Similarly, preliminary data suggests African American men with metastatic castration-resistant prostate cancer live longer after treatment with the androgen inhibitors abiraterone acetate or enzalutamide than white men.

“That's really hopeful and encouraging; we can see that if we can get diverse patient populations on clinical trials, we can start to understand differential efficacy by racial ethnic subgroups,” said Borno. “That inspires my work. Diverse enrollment in clinical research is important so we can catch these signals, understand the biology that leads to improved response, and address cancer disparities.”

Direction & Perspective

Borno, an avid runner and road biker, is also the happily married mother of two young sons (an infant and a toddler). Originally from North Carolina, her first inkling to study medicine came about when she was 16.

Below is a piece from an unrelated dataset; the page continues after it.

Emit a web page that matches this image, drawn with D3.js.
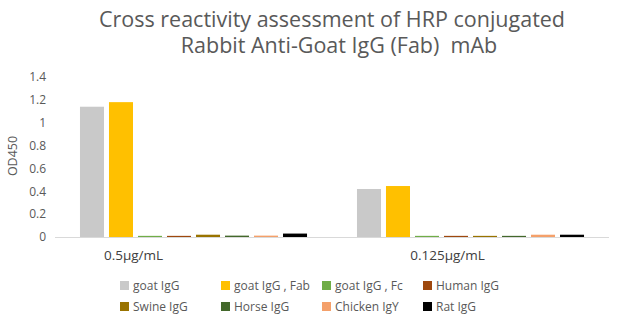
<!DOCTYPE html>
<html>
<head>
<meta charset="utf-8">
<script src="https://cdn.jsdelivr.net/npm/d3@7"></script>
<style>
  html, body { margin: 0; padding: 0; background: #fff; }
  svg { display: block; font-family: "Open Sans", "Noto Sans", sans-serif; }
  .title tspan { white-space: pre; }
</style>
</head>
<body>
<svg id="chart" width="626" height="326"></svg>
<script>
// Concentrations on the x axis
const categories = ["0.5μg/mL", "0.125μg/mL"];
// Antibodies tested
const series = ["goat IgG", "goat IgG , Fab", "goat IgG , Fc", "Human IgG",
                "Swine IgG", "Horse IgG", "Chicken IgY", "Rat IgG"];
// OD450 readings, one array per concentration, in series order
const od_0_5   = [1.14, 1.18, 0.01, 0.01, 0.02, 0.012, 0.012, 0.03];
const od_0_125 = [0.42, 0.446, 0.01, 0.01, 0.01, 0.01, 0.02, 0.02];
const yTicks = [0, 0.2, 0.4, 0.6, 0.8, 1, 1.2, 1.4];
const colors = ["#C9C9C9", "#FFC000", "#70AD47", "#9E480E",
                "#997300", "#43682B", "#F4A06A", "#000000"];
const titleLines = ["Cross reactivity assessment of HRP conjugated",
                    "Rabbit Anti-Goat IgG (Fab)  mAb"];

const values = [od_0_5, od_0_125];
const svg = d3.select("#chart");

const x0 = d3.scaleBand().domain(categories).range([55, 609]).padding(0);
const x1 = d3.scaleBand().domain(series).range([0, x0.bandwidth()])
  .paddingInner(0.172).paddingOuter(0.861);
const y = d3.scaleLinear().domain([0, 1.4]).range([237, 77]);
const color = d3.scaleOrdinal().domain(series).range(colors);

// Title
svg.append("text").attr("class", "title")
  .attr("text-anchor", "middle")
  .attr("fill", "#595959").attr("font-size", 21.5)
  .selectAll("tspan").data(titleLines).join("tspan")
  .attr("x", (d, i) => i === 0 ? 332 : 339)
  .attr("y", (d, i) => 27 + i * 26)
  .text(d => d);

// Y axis labels
const yAxis = svg.append("g").attr("transform", "translate(46,0)")
  .call(d3.axisLeft(y).tickValues(yTicks).tickSize(0).tickPadding(0)
    .tickFormat(d3.format("")));
yAxis.select(".domain").remove();
yAxis.selectAll("text").attr("fill", "#595959").attr("font-size", 12)
  .attr("font-family", "Open Sans, Noto Sans, sans-serif");

svg.append("text")
  .attr("transform", "translate(17,156) rotate(-90)")
  .attr("text-anchor", "middle").attr("fill", "#595959").attr("font-size", 12.5)
  .text("OD450");

// Bars
const groups = svg.append("g").selectAll("g").data(categories).join("g")
  .attr("transform", d => `translate(${x0(d)},0)`);
groups.selectAll("rect")
  .data((c, ci) => series.map((s, si) => ({ s, v: values[ci][si] })))
  .join("rect")
  .attr("x", d => x1(d.s))
  .attr("width", x1.bandwidth())
  .attr("y", d => y(d.v))
  .attr("height", d => y(0) - y(d.v))
  .attr("fill", d => color(d.s));

// Baseline
svg.append("line")
  .attr("x1", 55).attr("x2", 609).attr("y1", y(0) + 0.5).attr("y2", y(0) + 0.5)
  .attr("stroke", "#D9D9D9").attr("stroke-width", 1);

// Category labels
const labelShift = [-60, -23];
const xAxis = svg.append("g").attr("transform", `translate(0,${y(0)})`)
  .call(d3.axisBottom(x0).tickSize(0).tickPadding(13));
xAxis.select(".domain").remove();
xAxis.selectAll("text").attr("fill", "#404040").attr("font-size", 13.5)
  .attr("font-family", "Open Sans, Noto Sans, sans-serif")
  .attr("dx", (d, i) => labelShift[i]);

// Legend: two rows of four equal-width columns
const legendLeft = 120, colWidth = 101;
const legend = svg.append("g").selectAll("g").data(series).join("g")
  .attr("transform", (d, i) =>
    `translate(${legendLeft + (i % 4) * colWidth},${286 + Math.floor(i / 4) * 21})`);
legend.append("rect").attr("x", 0).attr("y", -5).attr("width", 9).attr("height", 9)
  .attr("fill", d => color(d));
legend.append("text").attr("x", 13).attr("y", 0).attr("dy", "0.35em")
  .attr("fill", "#595959").attr("font-size", 12)
  .text(d => d);
</script>
</body>
</html>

“I observed my mom grapple with the reality that her father was facing a diagnosis of advanced cancer. I felt her fear. I felt her worry,” recalled Borno. “And I recognized that a big part of her fear and worry was related to not understanding the disease. That made me realize that at some point my parents might have to deal with a serious medical diagnosis, too, and I wanted to have more information. I told my mother that I was going to be a physician so that I would never feel the way she felt. I never wavered.”

Subsequently, Borno studied biochemistry at the University of North Carolina (UNC) in Chapel Hill. After graduating with honors, she stayed there as a Loyalty Fund scholar and completed her doctorate at UNC before going to UCSF for her internal medicine residency training and medical oncology fellowship training. She has now joined the UCSF faculty as Assistant Professor in the Division of Hematology/Oncology.

The clinician said she feels honored to interact with patients and families when they feel most vulnerable. “It is quite a privilege to help walk them through that journey, understand what their options are, and access the best care,” Borno said.

She also commented on the understanding that comes with the intensity of her chosen work. “It's only natural to have the practice of oncology influence and permeate other aspects of my life,” she said, pensively. “Dealing with the fragility of life and the uncertainty of life certainly gives one perspective and balance. It gives me a grateful attitude and a recognition of the blessings that I have in my life—my health and my loved ones.”

Valerie Neff Newitt is a contributing writer.